● **What you will do**
Could the lines from the start of the data through the line with "YAxis, ReferenceLine, ReferenceDot" be set down exactly, with no pictures among them?

● **Data**
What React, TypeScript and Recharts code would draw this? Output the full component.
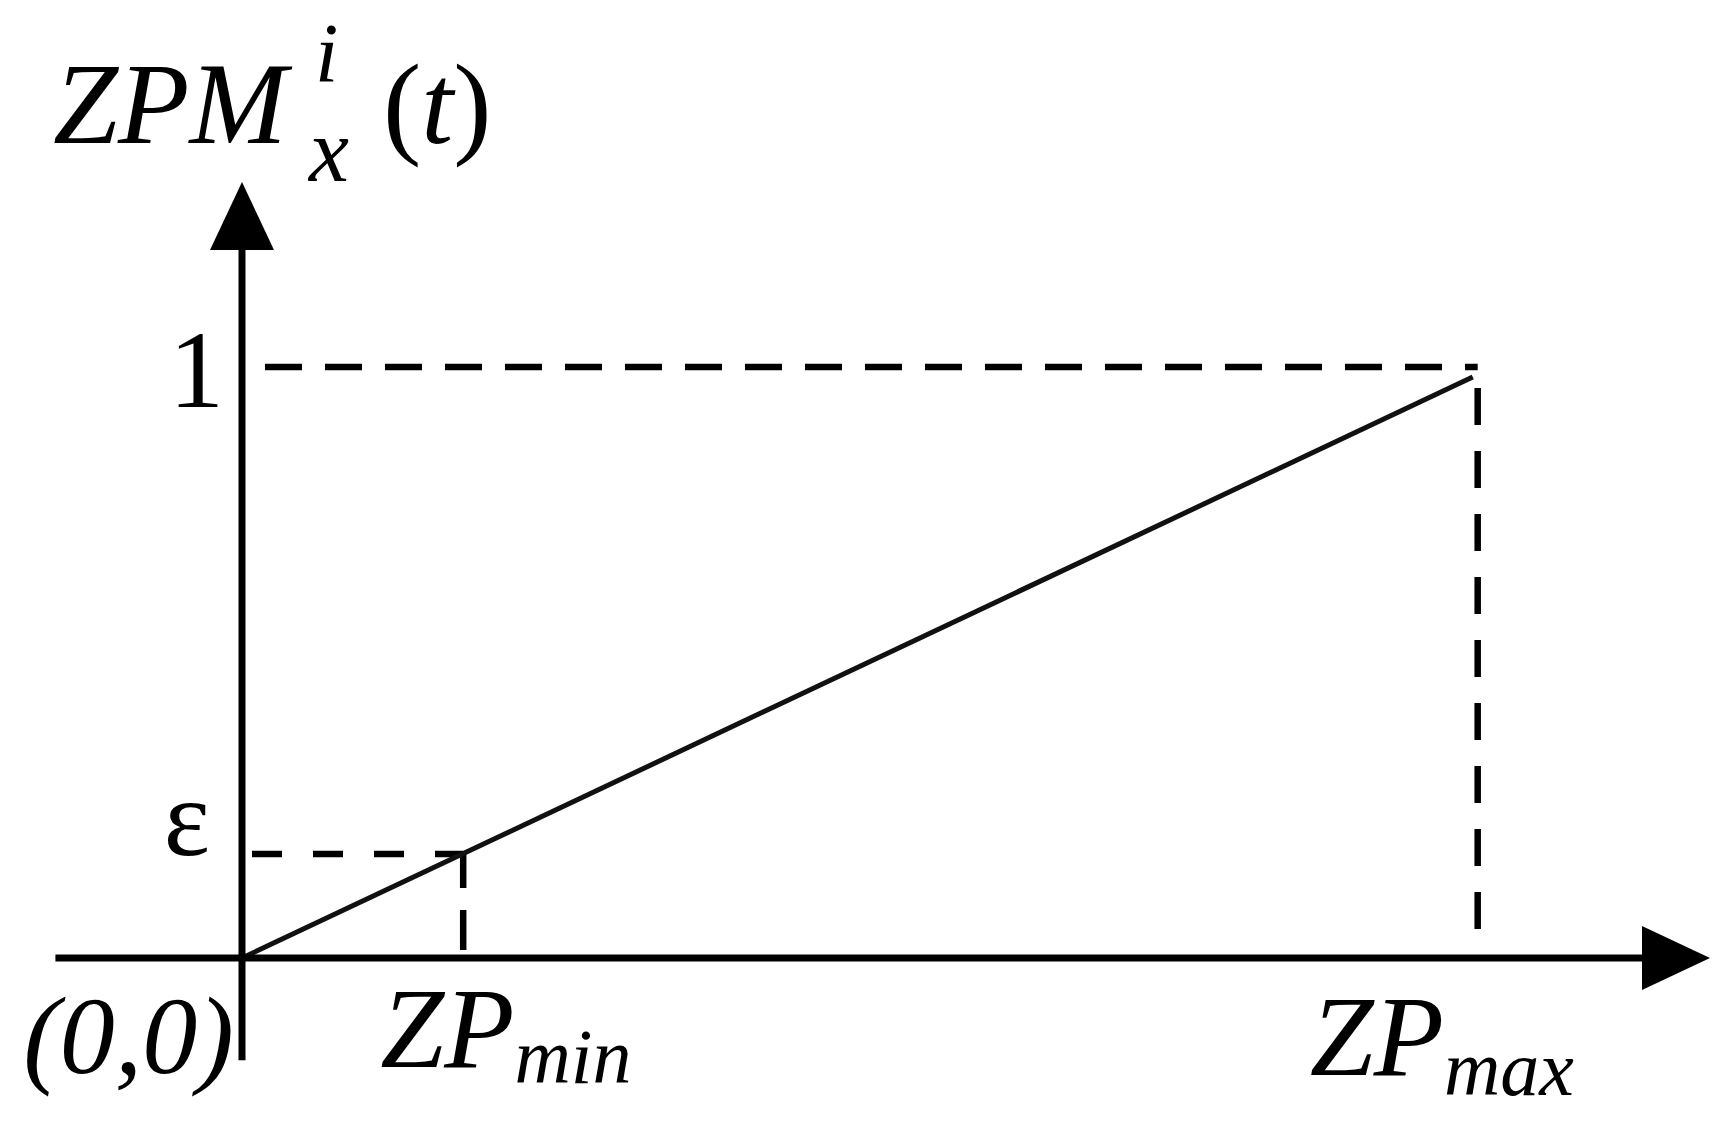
import React from 'react';
import { LineChart, Line, XAxis, YAxis, ReferenceLine, ReferenceDot } from 'recharts';

// ---- data ----
const lineX = [0, 0.996];
const lineY = [0, 0.983];
const xTickValues = [0.179, 1];
const xTickNames = ['ZP', 'ZP'];
const xTickSubs = ['min', 'max'];
const yTickValues = [0.176, 1];
const yTickLabels = ['ε', '1'];
const originPoint = [0, 0];
const originLabel = '(0,0)';
const titleParts = ['ZPM', 'i', 'x', 't'];

// ---- axis geometry ----
const X_DOMAIN: [number, number] = [0, 1.188];
const Y_DOMAIN: [number, number] = [0, 1.313];
const X_AXIS_START = -0.151;
const Y_AXIS_START = -0.173;

const FONT = '"Liberation Serif", "Times New Roman", serif';
const INK = '#000';

const data = lineX.map((x, i) => ({ x, y: lineY[i] }));

const xTickStyle: Record<string, { dx: number; base: number; sub: number }> = {
  min: { dx: -83, base: 109, sub: 16 },
  max: { dx: -168, base: 117, sub: 20 },
};
const yTickStyle: Record<string, { dx: number; base: number }> = {
  'ε': { dx: -32, base: 1 },
  '1': { dx: -18, base: 40 },
};

const XTick = (props: any) => {
  const { x, y, payload } = props;
  const i = xTickValues.indexOf(payload.value);
  if (i < 0) return null;
  const sub = xTickSubs[i];
  const st = xTickStyle[sub];
  return (
    <text x={x + st.dx} y={y + st.base} fontFamily={FONT} fill={INK} fontStyle="italic" textAnchor="start">
      <tspan fontSize={115}>{xTickNames[i]}</tspan>
      <tspan fontSize={78} dy={st.sub}>{sub}</tspan>
    </text>
  );
};

const YTick = (props: any) => {
  const { x, y, payload } = props;
  const i = yTickValues.indexOf(payload.value);
  if (i < 0) return null;
  const lab = yTickLabels[i];
  const st = yTickStyle[lab];
  return (
    <text x={x + st.dx} y={y + st.base} fontFamily={FONT} fill={INK} fontSize={110} textAnchor="end">
      {lab}
    </text>
  );
};

const renderTitle = (props: any) => {
  const vb = props.viewBox || { x: 0, y: 182 };
  const x0 = vb.x + 53;
  const base = vb.y - 39;
  return (
    <g>
      <text fontFamily={FONT} fill={INK}>
        <tspan x={x0} y={base} fontSize={117} fontStyle="italic">{titleParts[0]}</tspan>
        <tspan x={x0 + 330} y={base} fontSize={115}>(</tspan>
        <tspan fontSize={115} fontStyle="italic">{titleParts[3]}</tspan>
        <tspan fontSize={115}>)</tspan>
      </text>
      <text x={x0 + 262} y={base - 61} fontFamily={FONT} fill={INK} fontSize={84} fontStyle="italic">{titleParts[1]}</text>
      <text x={x0 + 256} y={base + 38} fontFamily={FONT} fill={INK} fontSize={90} fontStyle="italic">{titleParts[2]}</text>
    </g>
  );
};

const HEAD = 68;
const HALF = 32;
const AXIS_W = 7;

const XArrowAxis = (p: any) => {
  const { x1, y1, x2, y2 } = p;
  return (
    <g>
      <line x1={x1} y1={y1} x2={x2 - HEAD + 4} y2={y2} stroke={INK} strokeWidth={AXIS_W} />
      <polygon points={`${x2},${y2} ${x2 - HEAD},${y2 - HALF} ${x2 - HEAD},${y2 + HALF}`} fill={INK} />
    </g>
  );
};

const YArrowAxis = (p: any) => {
  const { x1, y1, x2, y2 } = p;
  return (
    <g>
      <line x1={x1} y1={y1} x2={x2} y2={y2 + HEAD - 4} stroke={INK} strokeWidth={AXIS_W} />
      <polygon points={`${x2},${y2} ${x2 - HALF},${y2 + HEAD} ${x2 + HALF},${y2 + HEAD}`} fill={INK} />
    </g>
  );
};

const dashed = (dash: string, offset: number) => (p: any) => (
  <line x1={p.x1} y1={p.y1} x2={p.x2} y2={p.y2} stroke={INK} strokeWidth={6.5}
    strokeDasharray={dash} strokeDashoffset={offset} />
);

const OriginText = (p: any) => (
  <text x={p.cx - 8} y={p.cy + 115} fontFamily={FONT} fontStyle="italic" fontSize={110} fill={INK} textAnchor="end">
    {originLabel}
  </text>
);

export default function App() {
  return (
    <div style={{ position: 'absolute', left: 0, top: 0, width: 1731, height: 1132, background: '#fff' }}>
      <LineChart width={1731} height={1132} data={data} margin={{ top: 182, right: 21, left: 0, bottom: 0 }}>
        <XAxis dataKey="x" type="number" domain={X_DOMAIN} allowDataOverflow ticks={xTickValues} interval={0}
          height={174} axisLine={false} tickLine={false} tickSize={0} tickMargin={0} tick={<XTick />} />
        <YAxis type="number" domain={Y_DOMAIN} allowDataOverflow ticks={yTickValues} interval={0}
          width={242} axisLine={false} tickLine={false} tickSize={0} tickMargin={0} tick={<YTick />}
          label={{ content: renderTitle }} />
        <ReferenceLine segment={[{ x: 0, y: 1 }, { x: 1, y: 1 }]} ifOverflow="visible" shape={dashed('37 23', 37)} />
        <ReferenceLine segment={[{ x: 1, y: 1 }, { x: 1, y: 0 }]} ifOverflow="visible" shape={dashed('37 26', 42)} />
        <ReferenceLine segment={[{ x: 0, y: yTickValues[0] }, { x: xTickValues[0], y: yTickValues[0] }]} ifOverflow="visible" shape={dashed('30 31', 51)} />
        <ReferenceLine segment={[{ x: xTickValues[0], y: yTickValues[0] }, { x: xTickValues[0], y: 0 }]} ifOverflow="visible" shape={dashed('34 22 40 22', 0)} />
        <Line dataKey="y" type="linear" stroke="#111" strokeWidth={5} dot={false} activeDot={false} isAnimationActive={false} />
        <ReferenceLine segment={[{ x: X_AXIS_START, y: 0 }, { x: X_DOMAIN[1], y: 0 }]} ifOverflow="visible" shape={XArrowAxis} />
        <ReferenceLine segment={[{ x: 0, y: Y_AXIS_START }, { x: 0, y: Y_DOMAIN[1] }]} ifOverflow="visible" shape={YArrowAxis} />
        <ReferenceDot x={originPoint[0]} y={originPoint[1]} r={0} ifOverflow="visible" shape={OriginText} />
      </LineChart>
    </div>
  );
}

● **Answer below**
What React, TypeScript and Recharts code would draw this? Output the full component.
import React from 'react';
import { LineChart, Line, XAxis, YAxis, ReferenceLine, ReferenceDot } from 'recharts';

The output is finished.